Work required
Exactly as written, write out the lines below from the first to the one containing "ax = fig.add_axes([0.252, 0.156, 0.727, 0.838])", inclusive. Pictures do not belong in the copy.

Dataset extract

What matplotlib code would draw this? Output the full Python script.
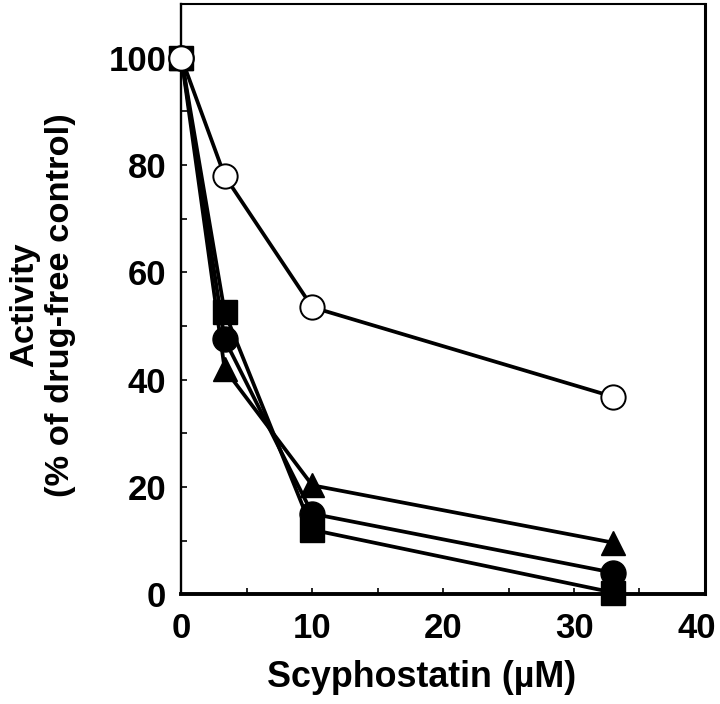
import matplotlib

matplotlib.use("Agg")
import matplotlib.pyplot as plt  # noqa: E402
from matplotlib.ticker import FuncFormatter, MultipleLocator  # noqa: E402

plt.rcParams["font.family"] = ["Liberation Sans", "DejaVu Sans"]
plt.rcParams["font.weight"] = "bold"

# scyphostatin concentration (uM)
conc = [0, 3.3, 10, 33]

# activity, % of drug-free control
open_circle = [100, 78, 53.5, 36.8]
triangle = [100, 42, 20.3, 9.6]
filled_circle = [100, 47.5, 15, 4.0]
square = [100, 52.6, 12, 0.3]

x_max = 40

fig = plt.figure(figsize=(7.2, 7.04), dpi=100)
ax = fig.add_axes([0.252, 0.156, 0.727, 0.838])

lw = 2.7
ax.plot(conc, filled_circle, "k-o", lw=lw, ms=18, clip_on=False, zorder=3)
ax.plot(conc, square, "k-s", lw=lw, ms=17, clip_on=False, zorder=4)
ax.plot(conc, triangle, "k-^", lw=lw, ms=17, clip_on=False, zorder=4)
ax.plot(conc, open_circle, "k-o", lw=lw, ms=17.5, mfc="white", mew=1.4,
        clip_on=False, zorder=5)

ax.set_xlim(0, x_max)
ax.set_ylim(0, 110)
ax.xaxis.set_major_locator(MultipleLocator(10))
ax.xaxis.set_minor_locator(MultipleLocator(5))
# the last label is nudged left of its tick, so it is drawn separately
ax.xaxis.set_major_formatter(FuncFormatter(lambda v, p: "" if v >= x_max else f"{v:g}"))
ax.set_yticks([0, 20, 40, 60, 80, 100])
ax.yaxis.set_minor_locator(MultipleLocator(10))
ax.tick_params(which="both", direction="in", width=1.2, length=4, labelsize=25)
ax.tick_params(axis="x", pad=13)
ax.tick_params(axis="y", pad=11)
ax.spines["bottom"].set_linewidth(2.8)
ax.spines["right"].set_linewidth(2.2)
ax.spines["left"].set_linewidth(1.7)
ax.spines["top"].set_linewidth(1.5)

ax.annotate(f"{x_max:g}", xy=(x_max, 0), xycoords=("data", "axes fraction"),
            xytext=(-6, -13), textcoords="offset points", ha="center", va="top",
            fontsize=25, fontweight="bold", annotation_clip=False)

fig.text(0.585, 0.024, "Scyphostatin (µM)", fontsize=25.8, fontweight="bold",
         ha="center", va="baseline")
fig.text(0.059, 0.567, "Activity\n(% of drug-free control)", fontsize=24.8,
         fontweight="bold", rotation=90, ha="center", va="center",
         multialignment="center")

fig.savefig("out.png", dpi=100)
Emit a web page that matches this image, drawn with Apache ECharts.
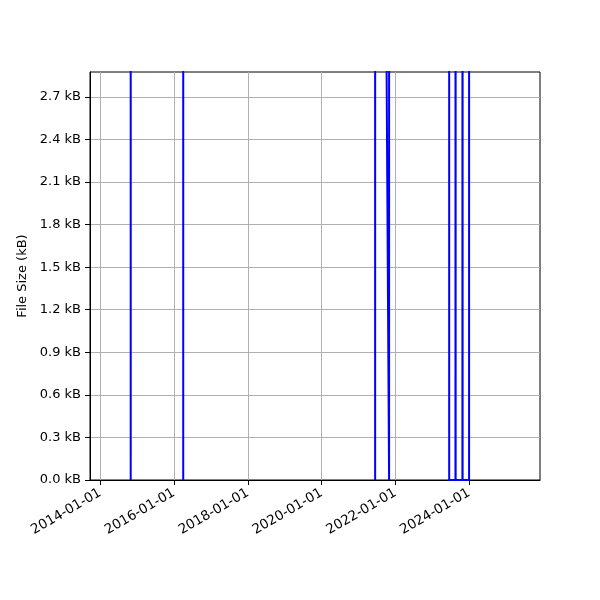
<!DOCTYPE html>
<html><head><meta charset="utf-8">
<script src="https://cdn.jsdelivr.net/npm/echarts@6/dist/echarts.min.js"></script>
<style>html,body{margin:0;padding:0;background:#fff}#c{width:600px;height:600px}</style>
</head><body><div id="c"></div>
<script>
// Dates of the data points (UTC) and file sizes in kB (values above 2.875 kB run off the top of the plot)
var dates = [
  '2014-04-10','2014-10-28','2014-10-29','2014-10-30',
  '2016-03-31','2016-04-01','2016-04-02',
  '2021-06-13','2021-06-14','2021-06-15','2021-10-30','2021-10-31',
  '2023-06-16','2023-06-17','2023-08-18','2023-08-19','2023-08-20',
  '2023-10-26','2023-10-27','2023-10-28','2023-12-31','2024-01-01',
  '2025-05-14'
];
var sizesKB = [
  16, 16, 0, 16,
  16, 0, 16,
  16, 0, 16, 0, 16,
  16, 0, 0, 16, 0,
  0, 16, 0, 0, 16,
  16
];
var xTickLabels = ['2014-01-01','2016-01-01','2018-01-01','2020-01-01','2022-01-01','2024-01-01'];
var yTickValues = [0, 0.3, 0.6, 0.9, 1.2, 1.5, 1.8, 2.1, 2.4, 2.7];
var xMinDate = '2013-09-21', xMaxDate = '2025-12-02';
var yMax = 2.875;

function ts(s){ var p = s.split('-'); return Date.UTC(+p[0], +p[1]-1, +p[2]); }
function fmt(v){ var d = new Date(v); var m = d.getUTCMonth()+1, dd = d.getUTCDate();
  return d.getUTCFullYear() + '-' + (m<10?'0':'') + m + '-' + (dd<10?'0':'') + dd; }

var xTicks = xTickLabels.map(ts);
var seriesData = dates.map(function(d,i){ return [ts(d), sizesKB[i]]; });
var font = 'DejaVu Sans';

var chart = echarts.init(document.getElementById('c'), null, {renderer:'canvas'});
chart.setOption({
  animation: false,
  backgroundColor: '#ffffff',
  grid: { left: 90, right: 60, top: 72, bottom: 120, show: true, borderColor: '#000', borderWidth: 1, backgroundColor: 'transparent' },
  xAxis: {
    type: 'value', min: ts(xMinDate), max: ts(xMaxDate), scale: true,
    axisLine: { show: true, onZero: false, lineStyle: { color: '#000', width: 1 } },
    axisTick: { show: true, length: 5, lineStyle: { color: '#000' }, customValues: xTicks },
    axisLabel: { customValues: xTicks, rotate: 30, margin: 12, color: '#000', fontFamily: font, fontSize: 13.5,
      formatter: function(v){ return fmt(v); } },
    splitLine: { show: true, lineStyle: { color: '#b0b0b0', width: 1 } }
  },
  yAxis: {
    type: 'value', min: 0, max: yMax,
    name: 'File Size (kB)', nameLocation: 'middle', nameGap: 54, nameRotate: 90,
    nameTextStyle: { color: '#000', fontFamily: font, fontSize: 13 },
    axisLine: { show: true, lineStyle: { color: '#000', width: 1 } },
    axisTick: { show: true, length: 5, lineStyle: { color: '#000' }, customValues: yTickValues },
    axisLabel: { customValues: yTickValues, margin: 9, color: '#000', fontFamily: font, fontSize: 13,
      formatter: function(v){ return v.toFixed(1) + ' kB'; } },
    splitLine: { show: true, lineStyle: { color: '#b0b0b0', width: 1 } }
  },
  series: [{
    type: 'line', data: seriesData, showSymbol: false, symbol: 'none', clip: true,
    lineStyle: { color: '#0000ff', width: 2 }, itemStyle: { color: '#0000ff' }
  }]
});
</script></body></html>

Solution for this task
What matplotlib code would draw this? Output the full Python script.
import matplotlib

matplotlib.use("Agg")
import matplotlib.pyplot as plt  # noqa: E402
from matplotlib.ticker import FuncFormatter, MultipleLocator  # noqa: E402

plt.rcParams["font.family"] = ["Liberation Sans", "DejaVu Sans"]
plt.rcParams["font.weight"] = "bold"

# scyphostatin concentration (uM)
conc = [0, 3.3, 10, 33]

# activity, % of drug-free control
open_circle = [100, 78, 53.5, 36.8]
triangle = [100, 42, 20.3, 9.6]
filled_circle = [100, 47.5, 15, 4.0]
square = [100, 52.6, 12, 0.3]

x_max = 40

fig = plt.figure(figsize=(7.2, 7.04), dpi=100)
ax = fig.add_axes([0.252, 0.156, 0.727, 0.838])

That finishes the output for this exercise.